I’m gonna be pedantic here… :)
Login:
Pretty much the same experience. Although I suspect you’ll have a login queue on launch on some of the servers, which is pretty much what you had on WOW for a long time (and might still have after major content patches).
Doing a dungeon:
Both games have dungeons, that are varied in scope, length, difficulty and rewards.
But the process of getting into a dungeon is very very different than how WOW does it (Streamlined).
Unless retail changes something - this is the process for SWTOR Dungeon Groups
SWTOR Dungeon Grouping:
a) Use public chat channels/guildchat to try and form a group, alternative use /WHO and search manually for people matching your preferences
b) Group up
c) Move to the dungeon instance
d) Enter the instance
The process for WOW
(optional) Form a group with people from your guild/other
a) Click the random dungeon button
b) Get automatically ported to the dungeon instance
Questing:
If you are interested in BOTH doing questing and doing dungeons, you will have a hard time to achieve this in SWTOR due to how the game mechanics “prevent” you from Questing while you are trying to form a group for dungeons. With separation chat channels in the different areas of the planets, and the lack of a “LFD” dungeon system, you will need to use the limited game interfaces and guildchat to try and find a compatible dungeon group, before spending time to move to the dungeon entrance.

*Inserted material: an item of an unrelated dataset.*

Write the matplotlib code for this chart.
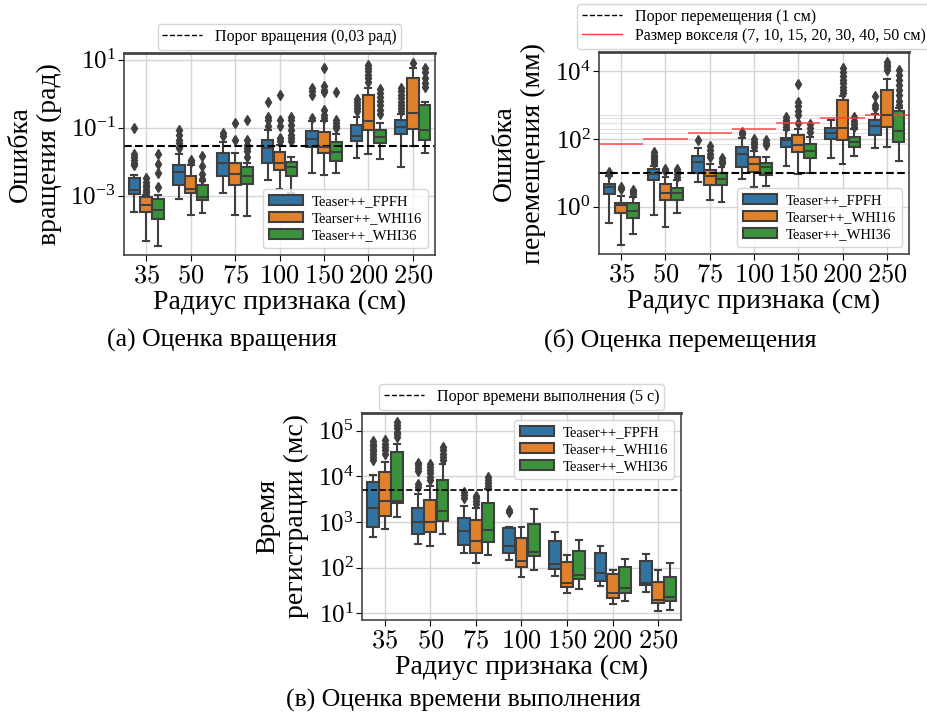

Appart from this; Questing in WOW and SWTOR is basically the same thing.
- Go out
- Find a questgiver, usually one standing still with a symbol magically floating over his head
- Move to the quest area
- Kill 12 rats
- Kill 4 more rats, as the 12 rat tails you needed didn’t drop on the 12 rats you killed
- Go back to the questgiver, who now has a different magical symbol over his head
- Get Bacon
The differences from WOW is of course that in SWTOR the dialogue is voiced, has multiple branches, might give you followup quests if you pick the correct option, might give you Light Side /Dark Side points, as well as Positive or Negative influence with your companion, or might even give you an “extra” event where you fight the questgiver (who is now an elite mob).
Additionally, if you are doing this with a party, and the quest does not require you to HAND IN or PICK UP a quest object, your party members (If eligible) can choose to join as a hologram if they immediately stop moving when the prompt appears and click YES, while you - physcally there - wait for them all to click yes or no. You will then wait on every prompt for the party to ‘catch up’ if someo of you decide to listen to the voice, and others decide to press space after reading the text to ‘skip ahead’.
A Little PVP:
In WOW you have various options for PVP.
You can click on the “weekly PVP” npcs spread around the world to find out which pvp battleground give extra rewards, then queue up for this one. Or use the PVP Queue interface to select which (3?) battlegrounds to queue for, OR Queue randomly for all (for extra rewards) (out of 7(?) available). This will put you in a PVP Queue in your Battlegroup, which is a combination of several servers - ensuring you have an adequate supply of PVP’ers for any time of day.
In SWTOR you click the little icon in the bottom right corner and you are automatically queued for a random battleground (out of 3 available) with other players from your own server. This means that at off-peak times (such as at 05.00 in the morning) you might have a very very limited pool of players to pick from. They have attempted to mitigate this somewhat by having the pool of players be anyone from level 10-50, but picking those closest to your level first.
Singleplayer Experience:
It will be enjoyable in SWTOR. Just as it was in WOW.
Crafting (bonus round #1)
This will be faster in SWTOr than in WOW, since you have access to a companion who can do this for you from anywhere, while you are questing. Although this will slow down your ‘content’ speed in terms of killing stuff and surviving. I am not sure if they balance the content around you always having a companion helping you or not.
Inventory (bonus round #2)
This is worse than WOW, because you need to pay 5000, then 20.000 to expand your inventory. If you are saving up for a mount, and you did not pick slicing, you will likely not have enough money for the second upgrade until you are level 27 or more.
In WOW you always had the option of getting a bag as loot from a mob you killed, a quest reward, or you could buy it on the auctionhouse from crafters. This meant that the price of the items would fluctuate with demand and supply, and you could risk getting them very cheaply. You could also send bags from other characters or get them for free. You could also use the bags you carried and put them into your Bank as you gained access to bigger ones, thus re-using the bags.
In SWTOR the only bag upgrades are available from “Bioware” and the prices are Fixed. You can not reuse your bag upgrades from your character in your bank either, and you will have to buy Sepparate upgrades from the bank, which also have a fixed cost.